A forest of pickleweed
A forest of pickleweed

High salt concentration can disrupt cell function and kill you.  Here again, the gypsies are clever to prevent a briny death.  One feature that defines a plant as a plant is the presence of a large central vacuole in the cell.  These vacuoles are like large storage trunks separated from the cytoplasm and other organelles by a plasma membrane.  Plants shove all kinds of things into these cellular trunks and pickleweed stuffs its vacuole with sodium ions.  The cell is protected because the salts are safely stuffed into the salty trunk.

It is the saltiness of these cellular trunks that I am currently drawn to now.  I pluck a scarlet finger of pickleweed I bite into it.  It is soft, but firm and gives a slight crunch, which is why it’s sometimes called ‘glasswort’.  It’s salty but nothing that excites my taste buds.  Locals tell me people eat it on salads but I’ll be damned if I’ve met anyone who has actually done that.  The wise internet tells me it is sometimes pickled in Great Britain (perhaps where the name ‘pickleweed’ comes from?).

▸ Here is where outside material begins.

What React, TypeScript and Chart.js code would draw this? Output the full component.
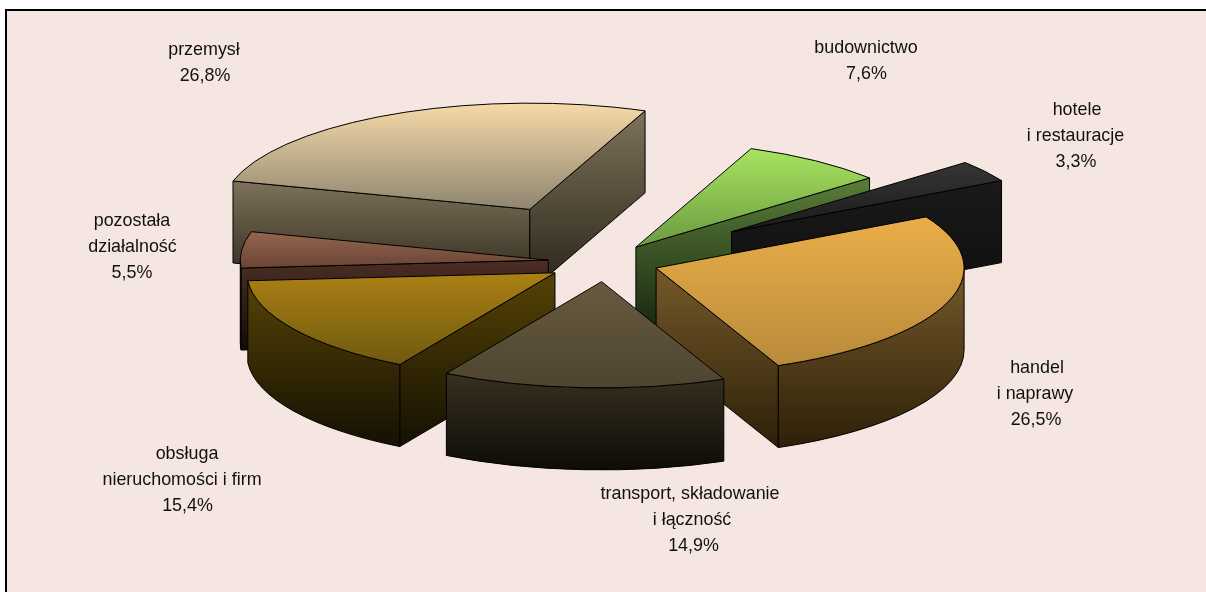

But tell me pickleweed, why the red?  You’ve abandoned your green because you’re breaking down the sun-harvesting chlorophyll as you begin to senesce.  You are winterizing.  But why the reds?  The reds come from your production of a class of pigments called anthocyanins, which come at an energetic cost.  Why spend the energy to make these pigments when you’re nearly dead?  Maybe you are signaling to grazers – perhaps a hungry salad-eater who needs a salty crunch –  that you should be eaten so that your seeds can be carried away?

The pickleweed gives me no clues to this mystery.  Perhaps one of you out there know better.

I pluck another red finger, which has many joints called nodes, and break the finger at one of those nodes.  It snaps and reveals two white circles.  Seeds.  The plant will soon lose its succulence, desiccate and release its seeds.  The seeds are the true gypsy form and they will caravan on the tides until they find their own one inch of marsh soil to call home next year.

A version of this blog first appeared on New Leaf.

by David

3 Responses

  1. Austin

    Maybe its a grazing thing…but personally, I much prefer grazing on the green salicornia compared to the red salicornia. I feel like the red stuff can taste a bit rotten and is a little less juicy.

    I learned so much from this post!

    • tideproject

      Hi Austin! Thanks for reading. To my palate, there is no difference between the two colors – salty and maybe slightly tart. I don’t think the grazer-dispersal hypothesis is correct for why this species is red in the fall. I think it’s more the sunscreen effect of anthocyanins that protect plant tissues from bright light giving the plant time to break down the chlorophyll into nitrogen components. What doesn’t make sense is to me is why an annual plant would ‘store’ nitrogen. Unlike a perennial, it’s not storing that nitrogen for next years use. At least as I understand how annuals work.